### Short task
Give the number of lines containing the word "with", and nothing else.

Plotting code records
>> Start

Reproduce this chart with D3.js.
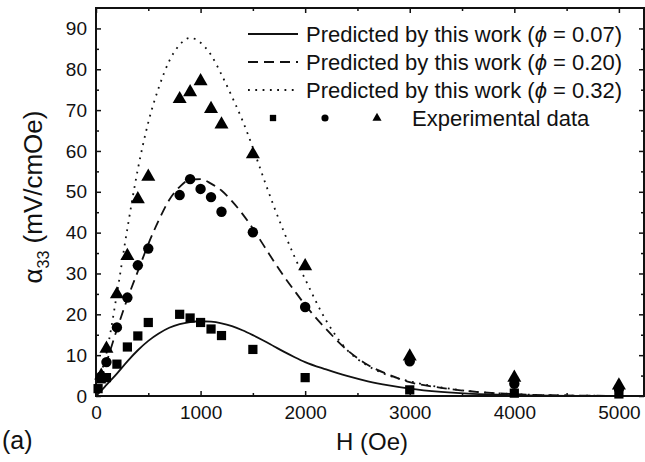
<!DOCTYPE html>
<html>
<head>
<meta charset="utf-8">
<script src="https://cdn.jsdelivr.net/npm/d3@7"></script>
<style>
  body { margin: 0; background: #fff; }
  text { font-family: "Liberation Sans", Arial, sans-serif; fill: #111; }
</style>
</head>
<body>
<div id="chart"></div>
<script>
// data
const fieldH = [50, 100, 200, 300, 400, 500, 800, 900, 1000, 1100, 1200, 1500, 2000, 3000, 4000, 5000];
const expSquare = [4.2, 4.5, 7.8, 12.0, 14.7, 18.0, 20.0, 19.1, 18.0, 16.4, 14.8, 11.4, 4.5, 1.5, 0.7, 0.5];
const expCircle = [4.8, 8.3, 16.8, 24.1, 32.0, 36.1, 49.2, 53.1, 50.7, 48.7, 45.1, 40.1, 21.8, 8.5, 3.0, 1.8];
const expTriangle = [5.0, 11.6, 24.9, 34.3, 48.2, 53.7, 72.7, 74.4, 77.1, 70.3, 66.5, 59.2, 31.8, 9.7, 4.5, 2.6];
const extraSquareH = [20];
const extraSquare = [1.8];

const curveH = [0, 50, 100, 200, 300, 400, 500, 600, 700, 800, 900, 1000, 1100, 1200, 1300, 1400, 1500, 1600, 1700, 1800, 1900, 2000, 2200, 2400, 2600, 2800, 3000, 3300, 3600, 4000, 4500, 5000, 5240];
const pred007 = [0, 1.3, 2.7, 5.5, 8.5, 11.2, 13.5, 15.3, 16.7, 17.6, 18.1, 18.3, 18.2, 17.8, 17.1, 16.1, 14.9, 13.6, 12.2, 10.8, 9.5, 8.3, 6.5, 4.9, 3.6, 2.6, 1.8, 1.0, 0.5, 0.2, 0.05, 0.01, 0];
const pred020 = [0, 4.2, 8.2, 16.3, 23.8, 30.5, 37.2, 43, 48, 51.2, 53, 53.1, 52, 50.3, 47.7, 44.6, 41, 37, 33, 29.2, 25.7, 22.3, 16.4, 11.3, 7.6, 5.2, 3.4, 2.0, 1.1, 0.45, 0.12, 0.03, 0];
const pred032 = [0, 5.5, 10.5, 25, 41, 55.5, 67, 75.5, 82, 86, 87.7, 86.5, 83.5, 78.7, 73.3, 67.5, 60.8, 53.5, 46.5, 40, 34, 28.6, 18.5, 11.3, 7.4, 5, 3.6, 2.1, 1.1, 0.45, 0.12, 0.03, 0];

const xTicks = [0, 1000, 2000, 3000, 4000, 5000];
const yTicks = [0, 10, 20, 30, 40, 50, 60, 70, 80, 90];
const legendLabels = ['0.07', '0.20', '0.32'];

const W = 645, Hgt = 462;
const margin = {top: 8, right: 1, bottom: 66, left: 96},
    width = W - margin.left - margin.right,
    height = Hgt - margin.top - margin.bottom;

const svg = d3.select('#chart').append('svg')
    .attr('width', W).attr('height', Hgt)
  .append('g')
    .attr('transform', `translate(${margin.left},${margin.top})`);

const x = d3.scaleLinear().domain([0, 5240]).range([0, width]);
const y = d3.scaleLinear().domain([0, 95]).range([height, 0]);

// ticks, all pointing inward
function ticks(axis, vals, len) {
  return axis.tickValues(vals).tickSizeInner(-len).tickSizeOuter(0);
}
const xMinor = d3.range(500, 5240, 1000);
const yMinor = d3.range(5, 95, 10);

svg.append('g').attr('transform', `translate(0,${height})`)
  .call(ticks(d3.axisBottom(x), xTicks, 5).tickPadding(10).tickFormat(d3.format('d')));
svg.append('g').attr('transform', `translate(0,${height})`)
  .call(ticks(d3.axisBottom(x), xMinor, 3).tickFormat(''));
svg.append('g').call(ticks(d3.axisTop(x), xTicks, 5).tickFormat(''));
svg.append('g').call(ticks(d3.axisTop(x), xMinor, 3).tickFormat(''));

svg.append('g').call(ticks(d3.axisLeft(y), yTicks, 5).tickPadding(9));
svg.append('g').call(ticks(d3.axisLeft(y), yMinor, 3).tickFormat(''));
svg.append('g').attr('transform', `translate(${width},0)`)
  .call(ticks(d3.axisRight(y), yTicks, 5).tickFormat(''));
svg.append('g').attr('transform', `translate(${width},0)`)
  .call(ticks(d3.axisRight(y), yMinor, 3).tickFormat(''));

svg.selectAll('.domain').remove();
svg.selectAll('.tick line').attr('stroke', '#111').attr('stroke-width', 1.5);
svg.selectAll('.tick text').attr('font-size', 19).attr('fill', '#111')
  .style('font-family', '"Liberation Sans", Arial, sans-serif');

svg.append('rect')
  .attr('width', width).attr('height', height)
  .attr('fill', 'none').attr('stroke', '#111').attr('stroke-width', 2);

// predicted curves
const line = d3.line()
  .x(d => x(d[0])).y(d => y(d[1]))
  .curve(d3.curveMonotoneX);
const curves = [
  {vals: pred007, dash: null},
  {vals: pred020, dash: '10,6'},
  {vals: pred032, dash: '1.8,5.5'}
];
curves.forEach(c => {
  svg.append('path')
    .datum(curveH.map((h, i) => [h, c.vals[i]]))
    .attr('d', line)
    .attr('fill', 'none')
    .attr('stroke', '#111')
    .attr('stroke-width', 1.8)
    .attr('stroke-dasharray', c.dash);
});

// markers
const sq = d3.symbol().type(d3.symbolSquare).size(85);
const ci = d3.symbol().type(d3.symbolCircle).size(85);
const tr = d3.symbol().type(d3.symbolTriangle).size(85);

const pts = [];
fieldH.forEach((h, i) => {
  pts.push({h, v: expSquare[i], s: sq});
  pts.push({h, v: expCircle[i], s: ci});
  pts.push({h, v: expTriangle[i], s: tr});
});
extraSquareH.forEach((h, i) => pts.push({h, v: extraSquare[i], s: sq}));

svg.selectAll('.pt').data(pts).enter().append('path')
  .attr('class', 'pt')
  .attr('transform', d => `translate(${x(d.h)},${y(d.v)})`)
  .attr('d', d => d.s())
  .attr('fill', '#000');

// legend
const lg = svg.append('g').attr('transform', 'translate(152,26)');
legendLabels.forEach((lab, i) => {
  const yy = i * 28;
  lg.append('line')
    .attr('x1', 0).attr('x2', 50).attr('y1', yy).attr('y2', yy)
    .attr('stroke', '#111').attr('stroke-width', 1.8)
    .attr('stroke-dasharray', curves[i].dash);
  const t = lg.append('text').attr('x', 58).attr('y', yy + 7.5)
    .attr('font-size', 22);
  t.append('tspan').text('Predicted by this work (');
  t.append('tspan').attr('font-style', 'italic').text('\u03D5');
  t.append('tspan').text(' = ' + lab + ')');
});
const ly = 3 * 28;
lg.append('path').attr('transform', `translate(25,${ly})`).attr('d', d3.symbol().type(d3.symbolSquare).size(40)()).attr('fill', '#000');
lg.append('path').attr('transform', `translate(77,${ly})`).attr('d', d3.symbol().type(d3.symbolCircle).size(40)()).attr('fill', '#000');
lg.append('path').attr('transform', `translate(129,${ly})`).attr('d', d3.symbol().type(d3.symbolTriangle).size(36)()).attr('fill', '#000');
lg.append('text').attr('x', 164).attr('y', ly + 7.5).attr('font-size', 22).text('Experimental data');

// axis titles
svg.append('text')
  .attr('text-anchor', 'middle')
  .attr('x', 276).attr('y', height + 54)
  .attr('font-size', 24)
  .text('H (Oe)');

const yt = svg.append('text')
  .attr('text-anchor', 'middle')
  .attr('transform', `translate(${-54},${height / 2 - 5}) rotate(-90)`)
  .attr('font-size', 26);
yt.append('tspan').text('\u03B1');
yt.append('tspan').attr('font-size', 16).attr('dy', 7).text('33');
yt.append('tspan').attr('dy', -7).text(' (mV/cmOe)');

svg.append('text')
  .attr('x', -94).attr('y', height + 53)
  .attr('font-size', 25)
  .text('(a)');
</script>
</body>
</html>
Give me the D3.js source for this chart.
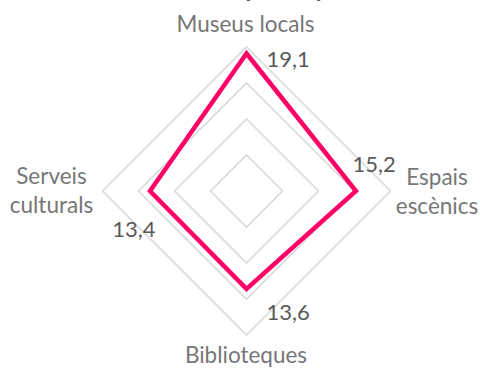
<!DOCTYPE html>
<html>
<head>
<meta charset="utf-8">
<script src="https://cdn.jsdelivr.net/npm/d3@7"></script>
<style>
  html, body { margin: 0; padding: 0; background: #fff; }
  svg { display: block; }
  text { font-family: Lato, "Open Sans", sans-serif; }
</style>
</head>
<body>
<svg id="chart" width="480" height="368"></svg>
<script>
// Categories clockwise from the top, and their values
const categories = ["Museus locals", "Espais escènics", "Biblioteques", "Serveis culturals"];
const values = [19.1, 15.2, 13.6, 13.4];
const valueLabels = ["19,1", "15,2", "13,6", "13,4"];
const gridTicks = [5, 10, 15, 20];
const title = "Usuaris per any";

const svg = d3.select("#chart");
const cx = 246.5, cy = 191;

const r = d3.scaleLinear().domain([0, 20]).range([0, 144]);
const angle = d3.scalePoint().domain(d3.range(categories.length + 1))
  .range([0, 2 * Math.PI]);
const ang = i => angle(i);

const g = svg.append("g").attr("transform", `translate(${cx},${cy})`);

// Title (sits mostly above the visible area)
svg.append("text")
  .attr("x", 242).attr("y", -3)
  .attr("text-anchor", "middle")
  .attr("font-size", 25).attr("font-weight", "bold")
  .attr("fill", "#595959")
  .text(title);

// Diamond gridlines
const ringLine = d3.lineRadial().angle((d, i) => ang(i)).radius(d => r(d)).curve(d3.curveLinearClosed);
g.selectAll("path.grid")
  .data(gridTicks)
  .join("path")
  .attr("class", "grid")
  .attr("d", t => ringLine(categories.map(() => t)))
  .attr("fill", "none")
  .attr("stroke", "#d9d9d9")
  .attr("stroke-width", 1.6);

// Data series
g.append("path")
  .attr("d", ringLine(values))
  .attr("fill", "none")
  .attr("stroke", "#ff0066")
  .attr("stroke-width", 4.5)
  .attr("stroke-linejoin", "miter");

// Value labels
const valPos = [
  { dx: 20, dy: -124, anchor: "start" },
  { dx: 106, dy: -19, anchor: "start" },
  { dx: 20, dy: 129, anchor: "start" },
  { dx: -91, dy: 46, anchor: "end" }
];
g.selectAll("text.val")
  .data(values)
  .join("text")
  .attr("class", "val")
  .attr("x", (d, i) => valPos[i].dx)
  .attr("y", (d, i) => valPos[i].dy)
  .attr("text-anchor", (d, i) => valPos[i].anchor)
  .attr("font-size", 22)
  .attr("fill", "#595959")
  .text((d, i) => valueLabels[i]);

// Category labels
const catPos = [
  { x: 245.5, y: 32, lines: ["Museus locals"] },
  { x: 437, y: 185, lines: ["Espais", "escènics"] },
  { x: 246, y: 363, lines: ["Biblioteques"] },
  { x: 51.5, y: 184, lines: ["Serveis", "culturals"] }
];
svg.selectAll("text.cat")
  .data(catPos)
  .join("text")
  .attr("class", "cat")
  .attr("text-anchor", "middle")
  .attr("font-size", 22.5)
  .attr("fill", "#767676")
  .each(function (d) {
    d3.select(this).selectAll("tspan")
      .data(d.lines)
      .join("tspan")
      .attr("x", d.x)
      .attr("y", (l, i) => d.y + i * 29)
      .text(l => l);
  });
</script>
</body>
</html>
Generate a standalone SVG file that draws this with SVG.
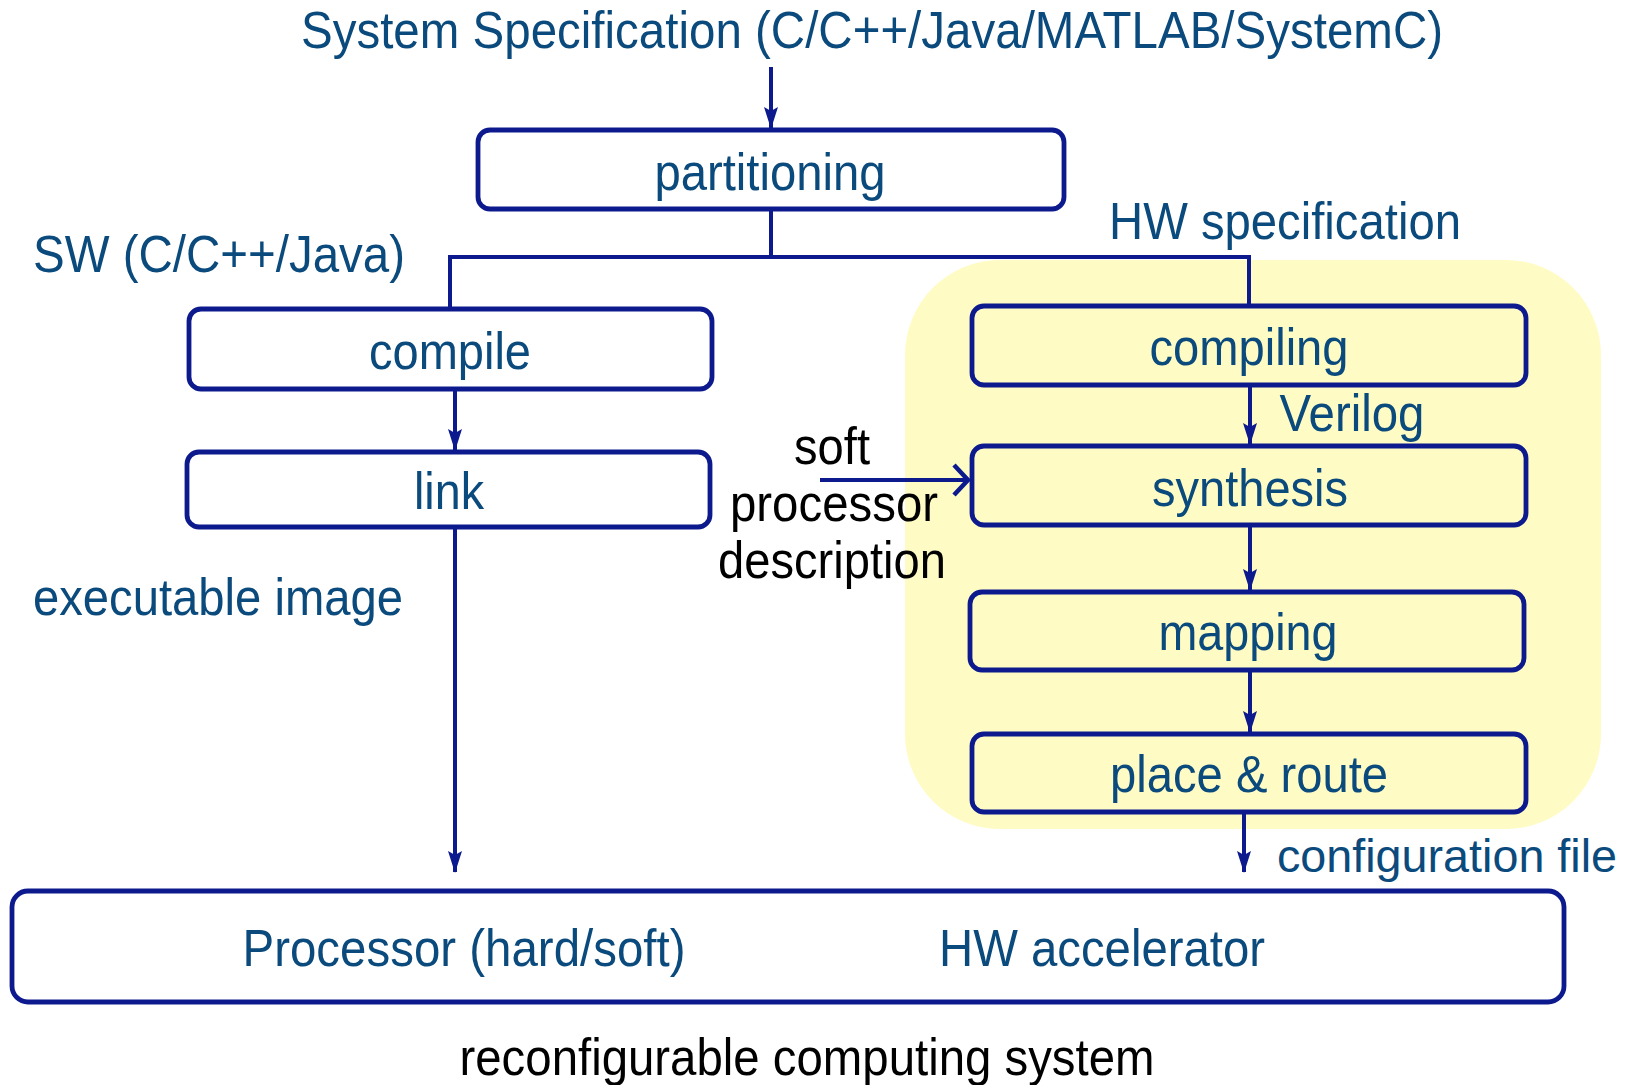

>> End

### Full response
2